Cuando Stan Lee y Bill Everett lo presentaron en 1964, Daredevil era un superhéroe casi luminoso, con un traje amarillo y rojo oscuro, y con una personalidad que oscilaba entre la acrobacia circense y el optimismo juvenil. Había dramatismo, sí, pero aún no existía la herida. Esa herida llegaría en los años ochenta con la irrupción de Frank Miller, que convirtió la serie en un descenso a los infiernos urbanos de Nueva York. Born Again (Daredevil: Renacido, 1986), con guion de Miller y dibujo de David Mazzucchelli, fue el momento culminante: un relato de caída y redención que colocó al personaje al nivel de las tragedias clásicas.
En Born Again todo se quiebra: Matt Murdock pierde su trabajo, su casa, su reputación y hasta su fe. Wilson Fisk, el Kingpin, con la paciencia de una araña, deshace cada fibra de su vida. Y, sin embargo, de ese naufragio surge un renacimiento: un hombre destruido que consigue levantarse, aunque sea con cicatrices indelebles. La oscuridad no desaparece, pero se convierte en paisaje natural de la narración.
Esa visión sombría de Miller impregnó cada una de las posteriores adaptaciones audiovisuales de Daredevil. La primera incursión en la gran pantalla, la película de 2003 protagonizada por Ben Affleck, intentó capturar algo de ese tono, pero quedó atrapada entre la estética de la época y la necesidad de complacer al gran público. Fue un filme donde la atmósfera oscura convivía con excesos de artificio. Aun así, abrió la puerta a que el personaje fuese reconocido fuera del ámbito del cómic.

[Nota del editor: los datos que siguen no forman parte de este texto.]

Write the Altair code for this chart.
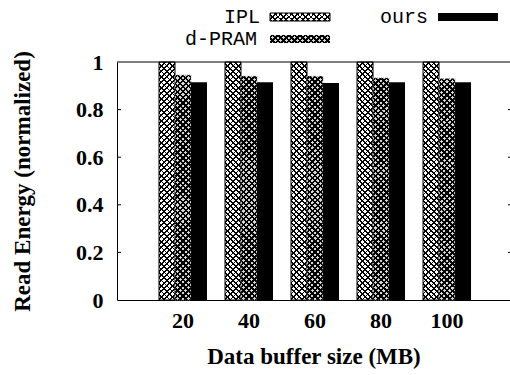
import math
import altair as alt
import pandas as pd

sizes = ["20", "40", "60", "80", "100"]
series = ["IPL", "d-PRAM", "ours"]
ipl = [1.0, 1.0, 1.0, 1.0, 1.0]
dpram = [0.945, 0.94, 0.94, 0.933, 0.93]
ours = [0.915, 0.915, 0.912, 0.915, 0.915]
yticks = [0, 0.2, 0.4, 0.6, 0.8, 1]

W, H = 393, 238
SERIF = "Liberation Serif"
MONO = "Liberation Mono"

rows = []
for name, vals in zip(series, [ipl, dpram, ours]):
    for s, v in zip(sizes, vals):
        rows.append({"size": s, "series": name, "value": v})
df = pd.DataFrame(rows)


def hatch(w, h, hp, lw, flip, phase=0.0):
    r2 = math.sqrt(2)
    D = (w + h) / r2
    p = hp / r2
    k = (w + h) / (w * w + h * h)
    a, b = k * w, k * h
    if flip:
        x1, y1, x2, y2 = 1, 0, 1 - a, b
    else:
        x1, y1, x2, y2 = 0, 0, a, b
    clear, ink = "rgba(0,0,0,0)", "#000000"
    stops = []
    i = 0
    while True:
        s = (i * p + phase) / D
        if s >= 1:
            break
        e = min((i * p + phase + lw) / D, 1)
        stops += [{"offset": s, "color": clear}, {"offset": s, "color": ink},
                  {"offset": e, "color": ink}, {"offset": e, "color": clear}]
        i += 1
    return {"gradient": "linear", "x1": x1, "y1": y1, "x2": x2, "y2": y2,
            "stops": stops}


IPL_HP, IPL_LW = 5.5, 1.1
DP_HP, DP_LW = 5.5, 1.7
DP_BG = "#d4d4d4"

xscale = alt.Scale(domain=sizes, paddingInner=0, paddingOuter=0.477, align=0.524)
X = alt.X("size:N", sort=sizes, scale=xscale,
          axis=alt.Axis(title="Data buffer size (MB)", labelAngle=0, ticks=False,
                        labelFont=SERIF, labelFontWeight="bold", labelFontSize=22,
                        labelColor="black", labelPadding=10,
                        titleFont=SERIF, titleFontWeight="bold", titleFontSize=23,
                        titleColor="black", titlePadding=14,
                        domainColor="black", domainWidth=1, grid=False))
XO = alt.XOffset("series:N", sort=series,
                 scale=alt.Scale(domain=series, paddingInner=0, paddingOuter=0.5625))
Y = alt.Y("value:Q", scale=alt.Scale(domain=[0, 1]),
          axis=alt.Axis(title="Read Energy (normalized)", values=yticks, ticks=False,
                        format="~g", labelFont=SERIF, labelFontWeight="bold",
                        labelFontSize=22, labelColor="black", labelPadding=14,
                        titleFont=SERIF, titleFontWeight="bold", titleFontSize=23,
                        titleColor="black", titleX=-83, titleY=H / 2,
                        titleBaseline="bottom",
                        domainColor="black", domainWidth=1, grid=False))

base = alt.Chart(df).encode(x=X, xOffset=XO, y=Y)
ipl_df = base.transform_filter(alt.datum.series == "IPL")
dp_df = base.transform_filter(alt.datum.series == "d-PRAM")
ours_df = base.transform_filter(alt.datum.series == "ours")

layers = [
    ipl_df.mark_bar(fill="white"),
    ipl_df.mark_bar(fill=hatch(16, 238, IPL_HP, IPL_LW, False)),
    ipl_df.mark_bar(fill=hatch(16, 238, IPL_HP, IPL_LW, True), stroke="black", strokeWidth=1),
    dp_df.mark_bar(fill=DP_BG),
    dp_df.mark_bar(fill=hatch(16, 224, DP_HP, DP_LW, False, 1.0)),
    dp_df.mark_bar(fill=hatch(16, 224, DP_HP, DP_LW, True, 1.0), stroke="#888",
                   strokeWidth=0.8, strokeDash=[1, 1]),
    ours_df.mark_bar(fill="black"),
]

# frame: top line and inward ticks
one = alt.Chart(pd.DataFrame({"k": [0]}))
layers.append(one.mark_rule(color="black", strokeWidth=1).encode(
    x=alt.value(0), x2=alt.value(W + 5), y=alt.value(0)))
tick_df = alt.Chart(pd.DataFrame({"v": yticks[1:-1]}))
layers.append(tick_df.mark_rule(color="black", strokeWidth=1).encode(
    y=alt.Y("v:Q"), x=alt.value(0), x2=alt.value(4)))
layers.append(tick_df.mark_rule(color="black", strokeWidth=1).encode(
    y=alt.Y("v:Q"), x=alt.value(W - 2), x2=alt.value(W + 2)))


def legend_item(label, tx, ty, sx, fills, stroke=None):
    out = [one.mark_text(font=MONO, fontSize=20, align="right", baseline="middle",
                         color="black").encode(x=alt.value(tx), y=alt.value(ty),
                                               text=alt.value(label))]
    for f in fills:
        out.append(one.mark_rect(fill=f).encode(
            x=alt.value(sx), x2=alt.value(sx + 60), y=alt.value(ty - 4),
            y2=alt.value(ty + 4)))
    if stroke:
        out.append(one.mark_rect(fillOpacity=0, stroke=stroke, strokeWidth=1).encode(
            x=alt.value(sx), x2=alt.value(sx + 60), y=alt.value(ty - 4),
            y2=alt.value(ty + 4)))
    return out


layers += legend_item(series[0], 143, -45, 153,
                      ["white", hatch(60, 8, IPL_HP, IPL_LW, False),
                       hatch(60, 8, IPL_HP, IPL_LW, True)], stroke="black")
layers += legend_item(series[1], 140, -23, 153,
                      [DP_BG, hatch(60, 8, DP_HP, DP_LW, False, 1.0),
                       hatch(60, 8, DP_HP, DP_LW, True, 1.0)])
layers += legend_item(series[2], 311, -45, 321, ["black"])

chart = alt.layer(*layers).properties(
    width=W, height=H,
    padding={"left": 117, "top": 62, "right": 0, "bottom": 75},
    autosize=alt.AutoSizeParams(type="none"),
    background="white",
).configure_view(stroke=None)

chart.save("out.html", embed_options={"renderer": "svg", "actions": False})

El verdadero salto llegaría con la serie de Netflix estrenada en 2015. Desde el primer capítulo, el Daredevil encarnado por Charlie Cox apostó por la crudeza: peleas rodadas en pasillos interminables, un retrato áspero de Hell’s Kitchen y una apuesta estética que mezclaba noir, violencia y silencios densos. La influencia de Miller estaba en cada esquina: el peso moral del héroe, la ambigüedad de sus decisiones, el rostro omnipresente del Fisk interpretado por Vincent D’Onofrio con su peculiar forma de hablar —en la versión original— a trompicones. Era una narración adulta, alejada de la pirotecnia habitual del género.

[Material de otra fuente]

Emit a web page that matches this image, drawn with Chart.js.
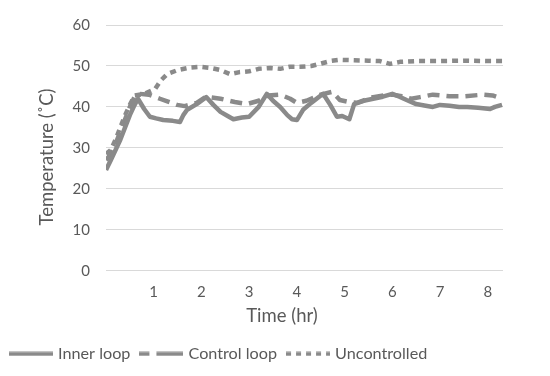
<!DOCTYPE html>
<html>
<head>
<meta charset="utf-8">
<script src="https://cdn.jsdelivr.net/npm/chart.js@4"></script>
<style>
  html, body { margin: 0; padding: 0; background: #fff; }
  #wrap { width: 550px; height: 376px; }
</style>
</head>
<body>
<div id="wrap"><canvas id="tempChart"></canvas></div>
<script>
// time in hours, temperature in degrees C
const innerTime = [0, 0.1, 0.2, 0.3, 0.4, 0.5, 0.6, 0.67, 0.8, 0.92, 1.05, 1.2, 1.4, 1.55, 1.62, 1.7, 1.9, 2.1, 2.25, 2.4, 2.55, 2.67, 2.85, 3.0, 3.2, 3.37, 3.5, 3.65, 3.8, 3.9, 4.0, 4.13, 4.3, 4.55, 4.7, 4.84, 4.95, 5.1, 5.2, 5.4, 5.6, 5.8, 6.0, 6.15, 6.3, 6.5, 6.7, 6.85, 7.0, 7.2, 7.4, 7.57, 7.8, 8.05, 8.15, 8.3];
const innerTemp = [24.6, 27, 29.5, 32, 35, 38, 40.5, 42, 39.5, 37.6, 37.2, 36.8, 36.6, 36.3, 38, 39.3, 40.7, 42.4, 40.5, 38.8, 37.8, 37.0, 37.4, 37.6, 40, 43.2, 41.5, 40, 38, 37, 36.8, 39.3, 41, 43.2, 40.5, 37.6, 37.8, 37.0, 40.7, 41.5, 42, 42.5, 43.2, 42.5, 41.7, 40.7, 40.3, 40, 40.5, 40.3, 40, 40, 39.8, 39.5, 40, 40.5];

const controlTime = [0, 0.1, 0.2, 0.3, 0.4, 0.5, 0.6, 0.7, 0.9, 1.13, 1.3, 1.49, 1.65, 1.9, 2.1, 2.4, 2.7, 2.95, 3.2, 3.4, 3.65, 3.86, 4.0, 4.2, 4.5, 4.74, 4.9, 5.1, 5.26, 5.6, 5.9, 6.0, 6.2, 6.4, 6.58, 6.85, 7.2, 7.5, 7.9, 8.1, 8.3];
const controlTemp = [27, 28.5, 31, 34, 37, 40, 42.5, 43.2, 43, 42, 41.3, 40.5, 40.2, 41, 42.5, 42, 41.2, 40.7, 41.5, 42.8, 43, 42, 41, 41.5, 43, 43.7, 41.7, 41.2, 41, 42.4, 43, 43, 42.6, 42, 42.4, 43, 42.6, 42.6, 43, 42.8, 42];

const openTime = [0, 0.1, 0.2, 0.3, 0.4, 0.5, 0.6, 0.8, 1.03, 1.15, 1.28, 1.5, 1.75, 1.97, 2.2, 2.4, 2.6, 2.8, 3.0, 3.2, 3.45, 3.65, 3.85, 4.07, 4.3, 4.48, 4.7, 4.9, 5.2, 5.5, 5.74, 5.95, 6.16, 6.5, 7.0, 7.5, 8.0, 8.3];
const openTemp = [28.5, 29.5, 32, 35, 38, 40.5, 42.8, 43.2, 44.4, 46.5, 48, 49, 49.6, 49.8, 49.5, 49, 48, 48.5, 48.7, 49.3, 49.5, 49.3, 49.8, 49.8, 50, 50.5, 51.2, 51.5, 51.4, 51.3, 51.2, 50.5, 51, 51.2, 51.2, 51.3, 51.2, 51.2];

const seriesNames = ['Inner loop', 'Control loop', 'Uncontrolled'];
const xTicks = [1, 2, 3, 4, 5, 6, 7, 8];
const xTitle = 'Time (hr)';
const yTitle = 'Temperature (˚C)';

function pts(xs, ys) {
  return xs.map((x, i) => ({x: x, y: ys[i]}));
}

const lineGrey = '#8a8a8a';
const textGrey = '#595959';
const font = 'Lato';

// little line samples used as legend symbols
function legendLine(dash) {
  const c = document.createElement('canvas');
  c.width = 44;
  c.height = 5;
  const g = c.getContext('2d');
  g.strokeStyle = lineGrey;
  g.lineWidth = 4;
  g.setLineDash(dash);
  g.beginPath();
  g.moveTo(0, 2.5);
  g.lineTo(44, 2.5);
  g.stroke();
  return c;
}

// axis titles sit a bit off-centre in the original, so draw them by hand
const axisTitles = {
  id: 'axisTitles',
  afterDraw(chart) {
    const {ctx, chartArea} = chart;
    ctx.save();
    ctx.fillStyle = textGrey;
    ctx.font = '18.5px ' + font;
    ctx.textAlign = 'center';
    ctx.textBaseline = 'middle';
    ctx.fillText(xTitle, chartArea.left + 176, chartArea.bottom + 45);
    ctx.translate(47, chartArea.top + 132);
    ctx.rotate(-Math.PI / 2);
    ctx.fillText(yTitle, 0, 0);
    ctx.restore();
  },
};

const ctx = document.getElementById('tempChart').getContext('2d');
const data = {
  datasets: [
    {
      label: seriesNames[0],
      data: pts(innerTime, innerTemp),
      borderColor: lineGrey,
      backgroundColor: lineGrey,
      borderWidth: 4.5,
      pointStyle: legendLine([]),
    },
    {
      label: seriesNames[1],
      data: pts(controlTime, controlTemp),
      borderColor: lineGrey,
      backgroundColor: lineGrey,
      borderWidth: 4.5,
      borderDash: [12, 7],
      pointStyle: legendLine([10, 7, 27, 7]),
    },
    {
      label: seriesNames[2],
      data: pts(openTime, openTemp),
      borderColor: lineGrey,
      backgroundColor: lineGrey,
      borderWidth: 4.5,
      borderDash: [6, 5],
      pointStyle: legendLine([5, 5]),
    },
  ],
};

const options = {
  responsive: true,
  maintainAspectRatio: false,
  animation: false,
  layout: {
    padding: {left: 0, right: 47, top: 23, bottom: 4},
  },
  elements: {
    point: {radius: 0, hoverRadius: 0},
    line: {tension: 0, borderCapStyle: 'butt', borderJoinStyle: 'round'},
  },
  plugins: {
    legend: {
      position: 'bottom',
      align: 'start',
      labels: {
        usePointStyle: true,
        pointStyleWidth: 38,
        padding: 12,
        color: textGrey,
        font: {family: font, size: 16.2},
      },
    },
    tooltip: {enabled: false},
  },
  scales: {
    x: {
      type: 'linear',
      min: 0,
      max: 8.32,
      afterBuildTicks: (axis) => {
        axis.ticks = xTicks.map(v => ({value: v}));
      },
      afterFit: (axis) => { axis.height = 63; },
      grid: {display: false},
      border: {display: false},
      ticks: {
        color: textGrey,
        font: {family: font, size: 15},
        padding: 4,
        maxRotation: 0,
      },
    },
    y: {
      min: 0,
      max: 60,
      afterFit: (axis) => { axis.width = 106; },
      grid: {color: '#d9d9d9', lineWidth: 1, drawTicks: false},
      border: {display: false},
      ticks: {
        stepSize: 10,
        color: textGrey,
        font: {family: font, size: 15},
        padding: 16,
      },
    },
  },
};

new Chart(ctx, {
  type: 'line',
  data: data,
  options: options,
  plugins: [axisTitles],
});
</script>
</body>
</html>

Durante tres temporadas, la serie exploró el dilema central de Daredevil: ¿cómo ser justo en un mundo podrido hasta la raíz? Matt Murdock se movía entre el tribunal y la azotea, entre la toga y la máscara, entre el amor y la autodestrucción. Todo recordaba al Matt derrumbado de Born Again, al hombre que resurge de las ruinas, pero nunca consigue escapar del todo de ellas.

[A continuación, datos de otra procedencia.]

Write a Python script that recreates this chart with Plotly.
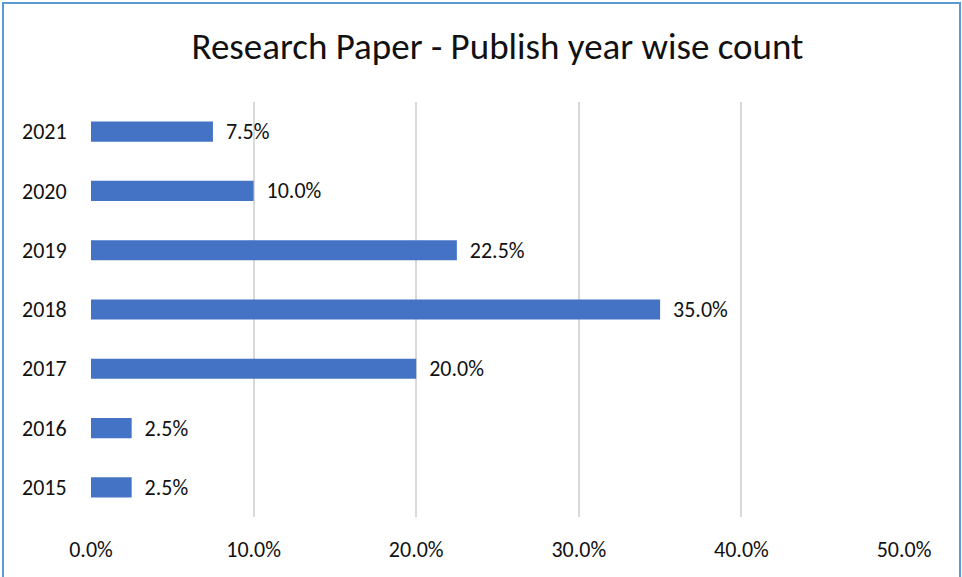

Ahora, con Daredevil: Born Again, estrenada este 2025 en Disney+, el círculo parece cerrarse. El título mismo invoca directamente la obra de Frank Miller, aunque el guion no sea una traslación literal. Se trata más bien de una herencia: la voluntad de mantener esa visión oscura donde el héroe es un hombre quebrado que lucha por recomponerse, donde la esperanza nunca está garantizada y donde el mal no es un monstruo lejano, sino una maquinaria incrustada en la ciudad.
Daredevil sigue siendo, más de sesenta años después de su nacimiento, el héroe de los derrotados, de quienes tropiezan una y otra vez, pero insisten en levantarse. Su historia nos recuerda que la ceguera no está en los ojos, sino en la incapacidad de percibir lo que ocurre a nuestro alrededor. Y que, a veces, para renacer, hay que aceptar la caída.